By NEIL HARTNELL
Tribune Business Editor
nhartnell@tribunemedia.net
Top food store operators yesterday said it “makes no sense” to pull retailers away from their businesses for last minute Value-Added Tax (VAT) discussions, interrupting the only season that delivers a profit for some.
Rupert Roberts, Super Value’s owner, and Philip Beneby, the Retail Grocers Association (RGA) president, told Tribune Business that numerous VAT-related issues remained “unsettled” with just eight days to go before implementation.
Agreeing with Bahamas Federation of Retailers co-chair, Etienne Christen, that the January 1 start-date was “bad” for their sector, Mr Roberts said he and his staff would be working for 24 hours - while Bahamians were enjoying Junkanoo - to ensure systems were VAT-ready.
The pair were speaking ahead of a meeting today between the Ministry of Finance/VAT Unit, headed by financial secretary John Rolle, and the private sector to go over all parties’ readiness for the new tax.
“They’re having a meeting tomorrow [today] to try and get ready, and are pulling merchants from their business on Christmas Eve,” Mr Roberts told Tribune Business.
“It doesn’t make any sense. The only time some merchants make a profit, they’re pulling them away from their businesses at Christmas time.”
The Super Value owner and president added that “there’s so many things unsettled with the Government”, that the private sector would use the meeting to try and determine its VAT position.
“Putting VAT in on January 1 is a bad time,” he told Tribune Business. “While they’re [government officials] at Watch Night services, praying for their sins, and going to Junkanoo to have a good time, we’ll be working for 24 hours to download VAT to 200 cash registers to prepare our stores for next morning.
“It [VAT start] should have been February 1, and it would even have been easier if it was January 2, giving us more time to do things properly.”
Mr Roberts also revealed that uncertainties remained in the retail industry over the practical application of VAT ‘inclusive’ pricing.
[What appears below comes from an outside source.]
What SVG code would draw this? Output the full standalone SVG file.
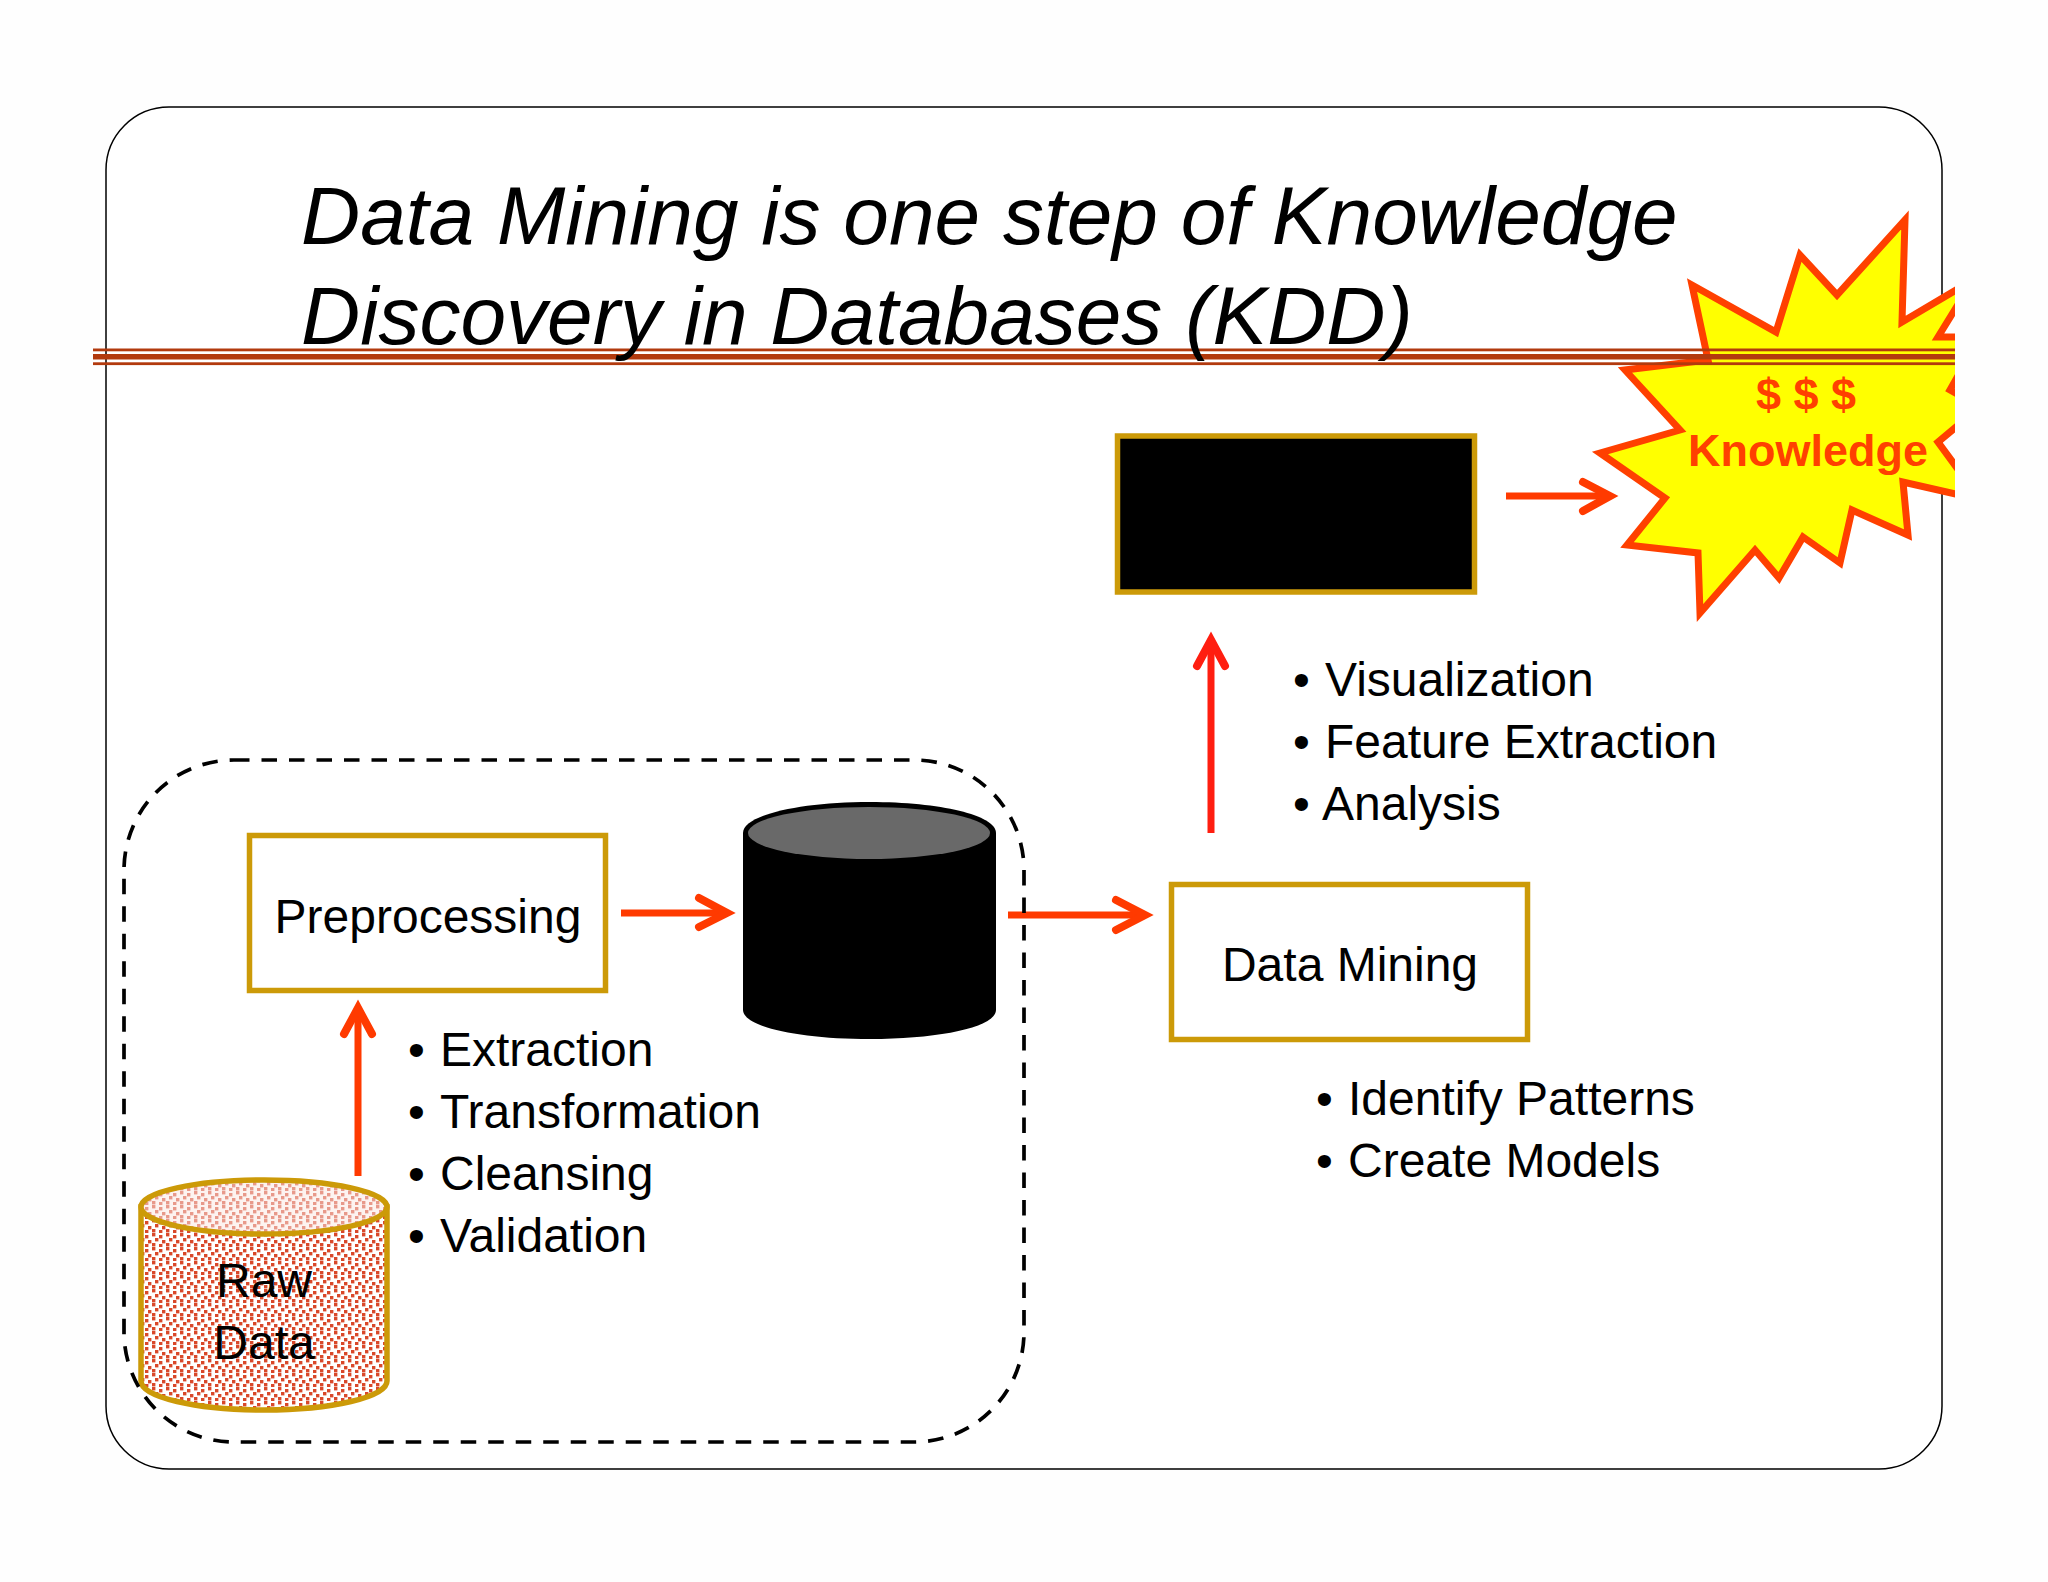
<svg xmlns="http://www.w3.org/2000/svg" width="2048" height="1582" viewBox="0 0 2048 1582">
<style>
text{font-family:"Liberation Sans",Arial,sans-serif;fill:#000}
.t{font-size:82px;font-style:italic}
.l{font-size:48px}
.m{text-anchor:middle}
.k{font-size:45px;font-weight:bold;fill:#ff4000;text-anchor:middle}
.box{fill:#fff;stroke:#cc9a08;stroke-width:5.5}
.arr{fill:none;stroke:#ff3a00;stroke-width:7;stroke-linecap:butt}
.hd{fill:none;stroke:#ff3a00;stroke-width:8;stroke-linecap:round;stroke-linejoin:miter}
.red{stroke:#ff1e10}
.st{fill:#b23a0e}
</style>
<defs>
<pattern id="dots" width="14" height="14" patternUnits="userSpaceOnUse" x="138" y="1177">
<rect width="14" height="14" fill="#fff"/>
<g fill="#d9482a"><rect x="0" y="0" width="3.4" height="3.4"/><rect x="7" y="2" width="3.4" height="3.4"/><rect x="3" y="5" width="3.4" height="3.4"/><rect x="10" y="7" width="3.4" height="3.4"/><rect x="0" y="10" width="3.4" height="3.4"/><rect x="7" y="11" width="3.4" height="3.4"/></g>
</pattern>
<pattern id="dotsL" width="14" height="14" patternUnits="userSpaceOnUse" x="138" y="1177">
<rect width="14" height="14" fill="#fdf3f0"/>
<g fill="#e8998a"><rect x="0" y="0" width="3.4" height="3.4"/><rect x="7" y="2" width="3.4" height="3.4"/><rect x="3" y="5" width="3.4" height="3.4"/><rect x="10" y="7" width="3.4" height="3.4"/><rect x="0" y="10" width="3.4" height="3.4"/><rect x="7" y="11" width="3.4" height="3.4"/></g>
</pattern>
<clipPath id="cl"><rect x="0" y="0" width="1955" height="1582"/></clipPath>
</defs>
<rect width="2048" height="1582" fill="#fefefe"/>
<g id="frame"><rect x="106" y="107" width="1836" height="1362" rx="63" ry="63" fill="#fff" stroke="#000" stroke-width="1.5"/></g>
<g id="burst" clip-path="url(#cl)">
<polygon fill="#ffff00" stroke="#ff4000" stroke-width="7" stroke-miterlimit="10" points="1692,285 1776,332 1800,255 1837,295 1905,220 1902,322 1973,280 1938,337 1980,337 1950,390 1980,407 1938,442 1973,490 1973,498 1903,482 1908,535 1852,510 1840,563 1803,537 1779,578 1755,550 1700,613 1698,553 1627,545 1665,498 1600,453 1680,430 1625,370 1708,360"/>
<text class="k" x="1806" y="410">$ $ $</text>
<text class="k" x="1808" y="466">Knowledge</text>
</g>
<g id="rules" clip-path="url(#cl)">
<rect class="st" x="93" y="348.5" width="1862" height="2.8"/>
<rect class="st" x="93" y="354" width="1862" height="5.5"/>
<rect class="st" x="93" y="362.3" width="1862" height="2.8"/>
</g>
<g id="title">
<text class="t" x="301" y="244">Data Mining is one step of Knowledge</text>
<text class="t" x="301" y="344">Discovery in Databases (KDD)</text>
</g>
<g id="raw-data">
<path d="M141 1207V1381C141 1397 196 1410 264 1410S387 1397 387 1381V1207Z" fill="url(#dots)" stroke="#cc9a08" stroke-width="5.5"/>
<ellipse cx="264" cy="1207" rx="123" ry="27" fill="url(#dotsL)" stroke="#cc9a08" stroke-width="5.5"/>
<text class="l m" x="264" y="1297">Raw</text>
<text class="l m" x="264" y="1359">Data</text>
</g>
<g id="preprocessing">
<rect class="box" x="249.500" y="835.500" width="356" height="155"/>
<text class="l m" x="428" y="933">Preprocessing</text>
</g>
<g id="data-store">
<path d="M743 833V1010C743 1027 800 1039 870 1039S996 1027 996 1010V833C996 815 940 802 870 802S743 815 743 833Z" fill="#000"/>
<ellipse cx="869" cy="833" rx="121" ry="26" fill="#696969"/>
</g>
<g id="data-mining">
<rect class="box" x="1171.500" y="884.500" width="356" height="155"/>
<text class="l m" x="1350" y="981">Data Mining</text>
</g>
<g id="hidden-box">
<rect x="1117.500" y="436" width="357" height="156" fill="#000" stroke="#cc9a08" stroke-width="5.500"/>
</g>
<g id="connectors">
<path class="arr" d="M621 913H726"/><path class="hd" d="M699 898L727 913L699 927"/>
<path class="arr" d="M1008 915H1144"/><path class="hd" d="M1116 900L1145 915L1116 930"/>
<path class="arr" d="M1506 496H1609"/><path class="hd" d="M1583 482L1610 496L1583 511"/>
<path class="arr" d="M358 1176V1010"/><path class="hd" d="M344 1034L358 1008L372 1034"/>
<path class="arr red" d="M1211 833V642"/><path class="hd red" d="M1197 666L1211 640L1225 666"/>
</g>
<g id="dashed-group">
<rect x="124" y="760" width="900" height="682" rx="110" ry="110" fill="none" stroke="#000" stroke-width="3.700" stroke-dasharray="15.500 12"/>
</g>
<g id="labels">
<text class="l"><tspan x="408" y="1066">•</tspan><tspan x="440" y="1066">Extraction</tspan></text>
<text class="l"><tspan x="408" y="1128">•</tspan><tspan x="440" y="1128">Transformation</tspan></text>
<text class="l"><tspan x="408" y="1190">•</tspan><tspan x="440" y="1190">Cleansing</tspan></text>
<text class="l"><tspan x="408" y="1252">•</tspan><tspan x="440" y="1252">Validation</tspan></text>
<text class="l"><tspan x="1293" y="696">•</tspan><tspan x="1325" y="696">Visualization</tspan></text>
<text class="l"><tspan x="1293" y="758">•</tspan><tspan x="1325" y="758">Feature Extraction</tspan></text>
<text class="l"><tspan x="1293" y="820">•</tspan><tspan x="1322" y="820">Analysis</tspan></text>
<text class="l"><tspan x="1316" y="1115">•</tspan><tspan x="1348" y="1115">Identify Patterns</tspan></text>
<text class="l"><tspan x="1316" y="1177">•</tspan><tspan x="1348" y="1177">Create Models</tspan></text>
</g>
</svg>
He explained: “It’s late for this not to be settled. We’re still not sure with this inclusive pricing. We’re going to do what we think we have to do, and hope it’s satisfactory and that we don’t have to go to jail.”
Messrs Roberts and Beneby bemoaned the fact that the Government seemed to have no further use for the retail industry and wider private sector, telling Tribune Business that after helping modify VAT and winning acceptance for the proposal, “they don’t need us”.
“We’re with them,” Mr Roberts said. “It’s our country. We want to pay the national debt. When the New Zealanders came in, we all worked together to make things work.
“We thought they [the Government] came to the same conclusion, and would stop playing politics and hold things together. We now can’t communicate with them apart from through the press.”
Mr Beneby added: “They are making decisions that are politically incorrect.”
Mr Roberts, meanwhile, also addressed concerns over egg prices, blaming recent increases on the Government’s decision to raise the duty rate to 30 per cent to protect local producers, combined with an import supply squeeze.
“The Government put 30 per cent duty on eggs to protect the eggs producers in Freeport,” Mr Roberts told Tribune Business.
“The first couple of weeks, we exhausted their supply. Eggs are expensive and scarce because of the freeze in the US, and the public is paying 30 per cent on high-priced eggs.
“Price control only allows us to mark eggs 10 per cent, which barely covers refrigeration to Leslie Miller [the Bahamas Electricity Corporation] and breakage.”